The Institute also helped prepare participants to conduct literacy research in their own school communities this year.

"The goal is to think about intellectual learning communities where they're doing the research in their classrooms," said Jodene Morrell, the Associate Director of the Center for Literacy Education, about the Literacy Institute's intended impact on participating teachers. "The summer is a time for them to learn to become researchers and develop a research plan, and then they get that continual support throughout the school year."

In addition to developing their own teaching and research skills, Jodene Morrell hopes that the teachers will become mentors for the next Literacy Institute cohort and for other educators in their school communities.

"When we think about Christian teaching and the language of faith, it transcends words and the cognitive."

Ernest Morrell advised teachers to engage families in helping students develop enthusiasm for reading. To this end, he said, teachers can invite families to participate in school literacy nights, personalize book baskets for their children to store their books in the classroom, and read books together as a family at children's listening levels, which may be higher than their independent reading levels. Perhaps most importantly, teachers and families must ensure that students read at least 10 minutes per day. Students should even be encouraged to read books slightly below their reading so they build the stamina to read for longer periods of time and to help them learn to associate reading with feelings of confidence and pleasure.

As Catholic educators, ACE Advocates Director Kati Macaluso said, literacy teachers can help students realize the beauty and power of language in order to see connections between literature and faith.

"When we think about Christian teaching and the language of faith, it transcends words and the cognitive," Macaluso said. "It doesn't make sense. But that's the point—it needs story, it needs poetic language to contain it."

To demonstrate how teachers can show children the impact of poetic language, Macaluso compared two accounts of the 1963 Birmingham Church bombing: a news article from The (London) Guardian, and Dudley Randall's poem, "The Ballad of Birmingham." She walked Institute teachers through the ballad's structural anticipation of the bombing, and its gut-wrenching use of irony to capture a mother's devastation when she learns that her daughter has been killed at Sunday school.

"I hope to learn how I can better foster a love of reading for all of my students."

"There's a pain and an injustice contained in this poem that simply can't be contained in the same way in the journalistic piece," Macaluso said. "You have to have the story."

Reading literature with students, she said, can help students find the mystery and wonder that surround them in everyday experiences, as in a young boy's bus trip in Matt de la Peña's children's book, Last Stop on Market Street.

"One of our chief responsibilities as teachers in the Catholic classroom is to find the extraordinary in the ordinary—to help our students live sacramental lives, and to see the mystery behind everyday realities," she said.

In later sessions, Mike Macaluso, a member of ACE's supervision and instruction faculty, spoke to the teachers about critical literacy skills and incorporating multiculturalism into the study of literature.

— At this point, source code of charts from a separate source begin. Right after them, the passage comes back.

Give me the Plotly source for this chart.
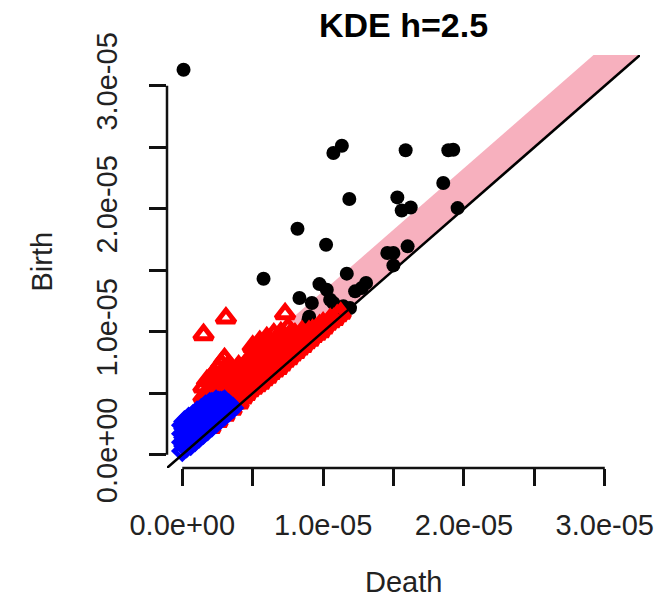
import plotly.graph_objects as go

# Persistence diagram of a kernel density estimate (bandwidth h = 2.5).
# Values are given in units of 1e-5.
UNIT = 1e-5

# Dimension 0 features (black circles): death, birth
dim0_death = [0.009, 1.073, 1.133, 1.586, 1.889, 1.924, 1.853, 1.186, 1.527, 1.558,
              1.622, 1.955, 0.818, 1.021, 0.577, 1.600, 1.456, 1.499, 1.499, 1.168,
              0.974, 1.026, 0.832, 0.920, 1.305, 1.274, 1.227, 1.050, 1.073, 1.191,
              1.144, 1.120, 0.901, 0.896, 0.908]
dim0_birth = [3.130, 2.453, 2.512, 2.475, 2.475, 2.480, 2.209, 2.079, 2.092, 1.986,
              2.010, 2.005, 1.837, 1.707, 1.431, 1.694, 1.640, 1.640, 1.539, 1.472,
              1.387, 1.341, 1.274, 1.233, 1.396, 1.355, 1.328, 1.260, 1.233, 1.192,
              1.206, 1.180, 1.122, 1.098, 1.057]

# Dimension 1 features (red triangles): death, birth
dim1_death = [0.151, 0.310, 0.730,
              0.15, 0.15, 0.20, 0.20, 0.25, 0.25,
              0.30, 0.30, 0.30, 0.30, 0.35, 0.35, 0.35, 0.40, 0.40, 0.40,
              0.45, 0.45, 0.45, 0.50, 0.50, 0.50, 0.50, 0.55, 0.55, 0.55, 0.55,
              0.60, 0.60, 0.60, 0.60, 0.65, 0.65, 0.65, 0.65, 0.70, 0.70, 0.70, 0.70,
              0.75, 0.75, 0.75, 0.75, 0.80, 0.80, 0.80, 0.85, 0.85, 0.85,
              0.90, 0.90, 0.95, 0.95, 1.00, 1.00, 1.05, 1.05, 1.10,
              0.20, 0.25, 0.30, 0.35, 0.40,
              0.175, 0.175, 0.225, 0.225, 0.225, 0.275, 0.275, 0.275, 0.275,
              0.325, 0.325, 0.325, 0.325, 0.375, 0.375, 0.375,
              0.425, 0.425, 0.425, 0.425, 0.475, 0.475, 0.475,
              0.525, 0.525, 0.525, 0.525, 0.575, 0.575, 0.575, 0.575,
              0.625, 0.625, 0.625, 0.675, 0.675, 0.675, 0.725, 0.725, 0.725,
              0.775, 0.775, 0.775, 0.825, 0.825, 0.875, 0.875, 0.925, 0.925,
              0.975, 0.975, 1.025, 1.075, 1.125]
dim1_birth = [0.976, 1.111, 1.146,
              0.47, 0.55, 0.52, 0.62, 0.58, 0.70,
              0.36, 0.50, 0.64, 0.78, 0.40, 0.55, 0.70, 0.45, 0.58, 0.72,
              0.49, 0.60, 0.74, 0.54, 0.66, 0.80, 0.88, 0.58, 0.70, 0.82, 0.92,
              0.63, 0.74, 0.86, 0.95, 0.68, 0.78, 0.90, 0.98, 0.73, 0.82, 0.92, 0.99,
              0.78, 0.86, 0.95, 1.03, 0.83, 0.90, 0.98, 0.88, 0.95, 1.00,
              0.93, 1.00, 0.98, 1.02, 1.03, 1.07, 1.08, 1.10, 1.13,
              0.22, 0.27, 0.32, 0.37, 0.42,
              0.50, 0.60, 0.45, 0.56, 0.66, 0.40, 0.52, 0.64, 0.74,
              0.38, 0.48, 0.60, 0.72, 0.42, 0.52, 0.64,
              0.46, 0.54, 0.66, 0.70, 0.52, 0.63, 0.76,
              0.56, 0.68, 0.76, 0.86, 0.61, 0.72, 0.84, 0.90,
              0.66, 0.76, 0.88, 0.70, 0.80, 0.90, 0.76, 0.84, 0.96,
              0.81, 0.88, 0.99, 0.86, 0.93, 0.91, 0.97, 0.96, 1.01,
              1.00, 1.05, 1.06, 1.10, 1.15]

# Dimension 2 features (blue diamonds): death, birth
dim2_death = [0.00, 0.00, 0.00, 0.00, 0.03, 0.03, 0.03, 0.03,
              0.06, 0.06, 0.06, 0.06, 0.09, 0.09, 0.09, 0.09,
              0.12, 0.12, 0.12, 0.12, 0.15, 0.15, 0.15, 0.15,
              0.18, 0.18, 0.18, 0.18, 0.21, 0.21, 0.21, 0.21,
              0.24, 0.24, 0.24, 0.24, 0.27, 0.27, 0.27,
              0.30, 0.30, 0.30, 0.33, 0.33, 0.36,
              0.015, 0.015, 0.015, 0.015, 0.045, 0.045, 0.045, 0.045,
              0.075, 0.075, 0.075, 0.075, 0.105, 0.105, 0.105, 0.105,
              0.135, 0.135, 0.135, 0.135, 0.165, 0.165, 0.165, 0.165,
              0.195, 0.195, 0.195, 0.195, 0.225, 0.225, 0.225,
              0.255, 0.255, 0.255, 0.285, 0.285, 0.285, 0.315, 0.315, 0.345]
dim2_birth = [0.03, 0.10, 0.17, 0.24, 0.06, 0.13, 0.20, 0.27,
              0.08, 0.15, 0.22, 0.29, 0.11, 0.18, 0.25, 0.31,
              0.14, 0.21, 0.28, 0.34, 0.17, 0.24, 0.31, 0.37,
              0.20, 0.27, 0.34, 0.40, 0.23, 0.30, 0.37, 0.42,
              0.26, 0.33, 0.40, 0.44, 0.29, 0.36, 0.43,
              0.32, 0.38, 0.44, 0.35, 0.41, 0.38,
              0.07, 0.14, 0.21, 0.27, 0.10, 0.17, 0.24, 0.30,
              0.12, 0.19, 0.26, 0.32, 0.15, 0.22, 0.29, 0.35,
              0.18, 0.25, 0.32, 0.37, 0.21, 0.28, 0.35, 0.40,
              0.24, 0.31, 0.38, 0.42, 0.27, 0.34, 0.41,
              0.30, 0.37, 0.43, 0.33, 0.39, 0.43, 0.36, 0.41, 0.39]

# Confidence band width and shared axis limits
band = 0.33
axis_lo, axis_hi = -0.1085, 3.25

tick_vals = [0.0, 0.5, 1.0, 1.5, 2.0, 2.5, 3.0]
tick_text = ["0.0e+00", "", "1.0e-05", "", "2.0e-05", "", "3.0e-05"]

FONT = "Liberation Sans, Arial, Helvetica, sans-serif"


def u(vals):
    return [v * UNIT for v in vals]


fig = go.Figure()

# Pink confidence band above the diagonal
big = axis_hi + 1.0
fig.add_trace(go.Scatter(
    x=u([0, big, big, 0]), y=u([0, big, big + band, band]),
    fill="toself", fillcolor="#F7B0BE", mode="none", hoverinfo="skip",
    showlegend=False))

fig.add_trace(go.Scatter(
    x=u(dim0_death), y=u(dim0_birth), mode="markers",
    marker=dict(symbol="circle", size=14, color="black", line=dict(width=0)),
    showlegend=False))

fig.add_trace(go.Scatter(
    x=u(dim1_death), y=u(dim1_birth), mode="markers",
    marker=dict(symbol="triangle-up-open", size=16, color="red",
                line=dict(width=5, color="red")),
    showlegend=False))

fig.add_trace(go.Scatter(
    x=u(dim2_death), y=u(dim2_birth), mode="markers",
    marker=dict(symbol="diamond-open", size=12, color="blue",
                line=dict(width=5, color="blue")),
    showlegend=False))

# Diagonal birth = death
fig.add_trace(go.Scatter(
    x=u([axis_lo, axis_hi]), y=u([axis_lo, axis_hi]), mode="lines",
    line=dict(color="black", width=2.5), hoverinfo="skip", showlegend=False))

axis_common = dict(
    range=u([axis_lo, axis_hi]), showgrid=False, zeroline=False, showline=False,
    ticks="outside", ticklen=17, tickwidth=2.5, tickcolor="#111",
    tickvals=u(tick_vals), ticktext=tick_text,
    tickfont=dict(family=FONT, size=29, color="#222"),
)

fig.update_layout(
    width=668, height=599,
    margin=dict(l=167, r=28, t=55, b=131),
    paper_bgcolor="white", plot_bgcolor="white",
    xaxis=dict(**axis_common, ticklabelstandoff=14),
    yaxis=dict(**axis_common, tickangle=-90, ticklabelstandoff=20),
    title=dict(text="<b>KDE h=2.5</b>", x=0.5 + (167 - 28) / 2 / 668,
               xanchor="center", y=1 - 25 / 599, yanchor="middle",
               font=dict(family=FONT, size=34, color="black")),
    annotations=[
        dict(text="Death", xref="paper", yref="paper", x=0.5, y=(468 - 582) / 413,
             showarrow=False, xanchor="center", yanchor="middle",
             font=dict(family=FONT, size=29, color="#222")),
        dict(text="Birth", xref="paper", yref="paper", x=(41 - 167) / 473, y=0.5,
             textangle=-90, showarrow=False, xanchor="center", yanchor="middle",
             font=dict(family=FONT, size=29, color="#222")),
    ],
    shapes=[
        # R-style axis lines spanning the labelled tick range only
        dict(type="line", xref="x", yref="paper", x0=0, x1=3 * UNIT, y0=0, y1=0,
             line=dict(color="#111", width=2.5)),
        dict(type="line", xref="paper", yref="y", x0=0, x1=0, y0=0, y1=3 * UNIT,
             line=dict(color="#111", width=2.5)),
    ],
)

fig.write_html("out.html")
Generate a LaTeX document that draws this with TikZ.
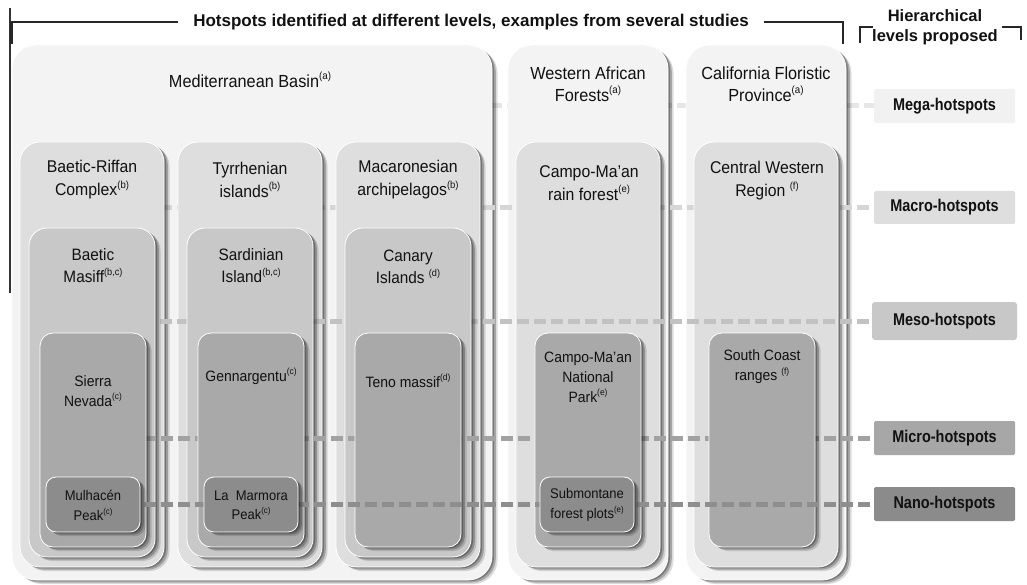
\documentclass[tikz,border=0pt]{standalone}
\usepackage{fontspec}
\setmainfont{Liberation Sans}
\newfontfamily\nfont{Liberation Sans}[FakeStretch=0.93]
\newfontfamily\lfont{Liberation Sans}[FakeStretch=0.85]
\pgfdeclarelayer{L0}\pgfdeclarelayer{L1}\pgfdeclarelayer{L2}\pgfdeclarelayer{L3}
\pgfdeclarelayer{L4}\pgfdeclarelayer{L5}\pgfdeclarelayer{L6}\pgfdeclarelayer{L7}
\pgfdeclarelayer{L8}\pgfdeclarelayer{L9}
\pgfsetlayers{L0,L1,L2,L3,L4,L5,L6,L7,L8,L9,main}
\definecolor{cmega}{HTML}{F3F3F3}
\definecolor{cmacro}{HTML}{DEDEDE}
\definecolor{cmeso}{HTML}{C8C8C8}
\definecolor{cmicro}{HTML}{A9A9A9}
\definecolor{cnano}{HTML}{8C8C8C}
\definecolor{dmegac}{HTML}{E6E6E6}
\definecolor{dmacroc}{HTML}{D6D6D6}
\definecolor{dmesoc}{HTML}{C2C2C2}
\definecolor{dmicroc}{HTML}{A2A2A2}
\definecolor{dnanoc}{HTML}{8E8E8E}
\definecolor{lmega}{HTML}{F1F1F1}
\definecolor{lmacro}{HTML}{DEDEDE}
\definecolor{lmeso}{HTML}{C8C8C8}
\definecolor{lmicro}{HTML}{A7A7A7}
\definecolor{lnano}{HTML}{8B8B8B}
\definecolor{inkc}{HTML}{111111}
\newcommand\supr[1]{\raisebox{0.45em}{\scalebox{0.6}{(#1)}}}
\tikzset{
  hbox/.style={rectangle, rounded corners=#1, inner sep=0pt, draw=white, line width=0.8pt,
    preaction={fill=black, fill opacity=0.14, transform canvas={xshift=5.5pt, yshift=-4pt}},
    preaction={fill=black, fill opacity=0.24, transform canvas={xshift=3.8pt, yshift=-2.6pt}},
    preaction={fill=black, fill opacity=0.28, transform canvas={xshift=2pt, yshift=-1.2pt}}},
  megabox/.style={hbox=24pt, fill=cmega},
  macrobox/.style={hbox=20pt, fill=cmacro},
  mesobox/.style={hbox=18pt, fill=cmeso},
  microbox/.style={hbox=13pt, fill=cmicro},
  nanobox/.style={hbox=10pt, fill=cnano},
  basetxt/.style={align=center, inner sep=0pt, text=inkc},
  megatxt/.style={basetxt, font=\nfont\fontsize{17.5}{22}\selectfont},
  macrotxt/.style={basetxt, font=\nfont\fontsize{17}{23}\selectfont},
  mesotxt/.style={basetxt, font=\nfont\fontsize{16.5}{22}\selectfont},
  microtxt/.style={basetxt, font=\nfont\fontsize{15}{20}\selectfont},
  nanotxt/.style={basetxt, font=\nfont\fontsize{14}{19.5}\selectfont},
  lbl/.style={rectangle, rounded corners=1.5pt, inner sep=0pt, text=inkc,
    font=\lfont\bfseries\fontsize{17}{20}\selectfont, minimum width=141pt, minimum height=34pt},
  dline/.style={line width=5pt, dash pattern=on 12pt off 5pt},
  brk/.style={line width=2.3pt, draw=black!85},
  thinline/.style={line width=1.2pt, draw=black!80},
  headtxt/.style={inner sep=0pt, text=inkc, font=\bfseries\fontsize{17}{20}\selectfont}
}
\begin{document}
\begin{tikzpicture}[x=1pt,y=-1pt]
\useasboundingbox (0,0) rectangle (1027,585);

% ---------- mega level ----------
\begin{pgfonlayer}{L1}
\node[megabox, minimum width=480pt, minimum height=535pt] (med) at (252,312.5) {};
\node[megabox, minimum width=160pt, minimum height=535pt] (waf) at (588,312.5) {};
\node[megabox, minimum width=160pt, minimum height=535pt] (cal) at (766,312.5) {};
\end{pgfonlayer}
\node[megatxt] (medT) at (250,80) {Mediterranean Basin\supr{a}};
\node[megatxt] (wafT) at (588,84.5) {Western African\\Forests\supr{a}};
\node[megatxt] (calT) at (766,84.5) {California Floristic\\Province\supr{a}};

% ---------- macro level ----------
\begin{pgfonlayer}{L3}
\node[macrobox, minimum width=144pt, minimum height=425pt] (br) at (92,354.5) {};
\node[macrobox, minimum width=144pt, minimum height=425pt] (ty) at (250,354.5) {};
\node[macrobox, minimum width=144pt, minimum height=425pt] (ma) at (408,354.5) {};
\node[macrobox, minimum width=144pt, minimum height=425pt] (rf) at (588,354.5) {};
\node[macrobox, minimum width=144pt, minimum height=425pt] (cw) at (766,354.5) {};
\end{pgfonlayer}
\node[macrotxt] (brT) at (92,180) {Baetic-Riffan\\Complex\supr{b}};
\node[macrotxt] (tyT) at (250,180) {Tyrrhenian\\islands\supr{b}};
\node[macrotxt] (maT) at (408,180) {Macaronesian\\archipelagos\supr{b}};
\node[macrotxt] (rfT) at (589,183) {Campo-Ma’an\\rain forest\supr{e}};
\node[macrotxt] (cwT) at (767,181) {Central Western\\Region \supr{f}};

% ---------- meso level ----------
\begin{pgfonlayer}{L5}
\node[mesobox, minimum width=126pt, minimum height=329pt] (bm) at (92,392.5) {};
\node[mesobox, minimum width=126pt, minimum height=329pt] (si) at (250,392.5) {};
\node[mesobox, minimum width=126pt, minimum height=329pt] (ci) at (408,392.5) {};
\end{pgfonlayer}
\node[mesotxt] (bmT) at (93,266) {Baetic\\Masiff\supr{b,c}};
\node[mesotxt] (siT) at (251,266) {Sardinian\\Island\supr{b,c}};
\node[mesotxt] (ciT) at (408,267) {Canary\\Islands \supr{d}};

% ---------- micro level ----------
\begin{pgfonlayer}{L7}
\node[microbox, minimum width=106pt, minimum height=214pt] (sn) at (93,440) {};
\node[microbox, minimum width=106pt, minimum height=214pt] (gen) at (251,440) {};
\node[microbox, minimum width=106pt, minimum height=214pt] (teno) at (408,440) {};
\node[microbox, minimum width=106pt, minimum height=214pt] (cp) at (588,440) {};
\node[microbox, minimum width=106pt, minimum height=214pt] (sc) at (762,440) {};
\end{pgfonlayer}
\node[microtxt] (snT) at (93,391) {Sierra\\Nevada\supr{c}};
\node[microtxt] (genT) at (251,376) {Gennargentu\supr{c}};
\node[microtxt] (tenoT) at (408,381) {Teno massif\supr{d}};
\node[microtxt] (cpT) at (588,377) {Campo-Ma’an\\National\\Park\supr{e}};
\node[microtxt] (scT) at (762,367) {South Coast\\ranges \supr{f}};

% ---------- nano level ----------
\begin{pgfonlayer}{L9}
\node[nanobox, minimum width=94pt, minimum height=55pt] (mp) at (93,504.5) {};
\node[nanobox, minimum width=94pt, minimum height=55pt] (lm) at (251,504.5) {};
\node[nanobox, minimum width=94pt, minimum height=55pt] (sf) at (587,504.5) {};
\end{pgfonlayer}
\node[nanotxt] (mpT) at (93,505.5) {Mulhacén\\Peak\supr{c}};
\node[nanotxt] (lmT) at (251,505) {La\ \ Marmora\\Peak\supr{c}};
\node[nanotxt] (sfT) at (587,505) {Submontane\\forest plots\supr{e}};

% ---------- level labels ----------
\node[lbl, fill=lmega] (megaL) at (944.5,106) {Mega-hotspots};
\node[lbl, fill=lmacro, minimum height=33pt] (macroL) at (944.5,207.5) {Macro-hotspots};
\node[lbl, fill=lmeso, minimum width=145pt, minimum height=38pt, rounded corners=3pt] (mesoL) at (944.5,321) {Meso-hotspots};
\node[lbl, fill=lmicro] (microL) at (944.5,438) {Micro-hotspots};
\node[lbl, fill=lnano] (nanoL) at (944.5,504) {Nano-hotspots};

% ---------- dashed level lines (behind their own level) ----------
\begin{pgfonlayer}{L0}
\draw[dline, draw=dmegac] (med.center |- megaL.west) -- (megaL.west);
\end{pgfonlayer}
\begin{pgfonlayer}{L2}
\draw[dline, draw=dmacroc] (br.center |- macroL.west) -- (macroL.west);
\end{pgfonlayer}
\begin{pgfonlayer}{L4}
\draw[dline, draw=dmesoc] (bm.center |- mesoL.west) -- (mesoL.west);
\end{pgfonlayer}
\begin{pgfonlayer}{L6}
\draw[dline, draw=dmicroc] (sn.center |- microL.west) -- (microL.west);
\end{pgfonlayer}
\begin{pgfonlayer}{L8}
\draw[dline, draw=dnanoc] (mp.center |- nanoL.west) -- (nanoL.west);
\end{pgfonlayer}

% ---------- headings and brackets ----------
\coordinate (vlTop) at (10,8);
\coordinate (vlBot) at (10,293);
\draw[thinline] (vlTop) -- (vlBot);
\node[headtxt, inner xsep=15pt] (title) at (471,22) {Hotspots identified at different levels, examples from several studies};
\coordinate (tlA) at (11.5,44);
\coordinate (trA) at (843,44);
\draw[brk] (tlA) |- (title.west);
\draw[brk] (title.east) -| (trA);
\node[headtxt, align=center, font=\bfseries\fontsize{16.5}{20}\selectfont] (hier) at (935,27) {Hierarchical\\levels proposed};
\coordinate (hl1) at (860,43);
\coordinate (hl2) at (873,27);
\coordinate (hr1) at (1002,27);
\coordinate (hr2) at (1021,40);
\draw[brk] (hl1) |- (hl2);
\draw[brk] (hr1) -| (hr2);
\end{tikzpicture}
\end{document}
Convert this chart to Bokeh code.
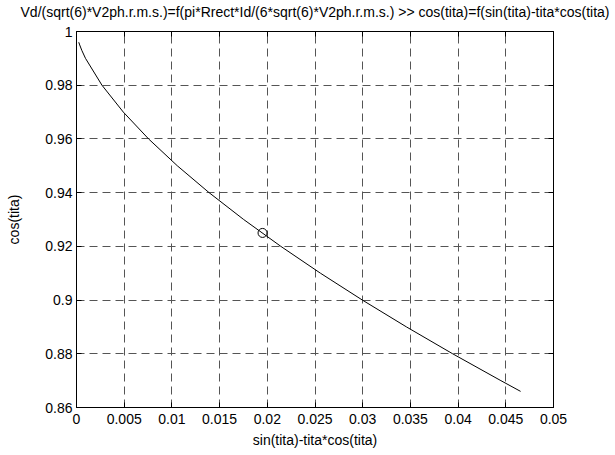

Betsy Okello, a faculty member of ACE Leadership Programs, talked about building dialogic discussion into classroom culture.

Teachers attending the conference look forward to bringing new strategies and excitement for literacy back to their elementary and middle school classrooms.

"I hope that I can continue to become the best educator I can be for my kids," said Francesca Ciaramitaro, a middle-school teacher at Incarnation School in New York. "I want to build a classroom of ‘super readers' that are not only really great at reading, but [who] also love it and are hungry for new books and book talk."

"I hope to learn how I can better foster a love of reading for all of my students, no matter what their prior reading experiences may have been," said fifth-grade teacher Joscilyn Acosta of St. John the Evangelist Catholic School in Goshen. "I hope I can bring back the love of learning that I experienced at the Institute."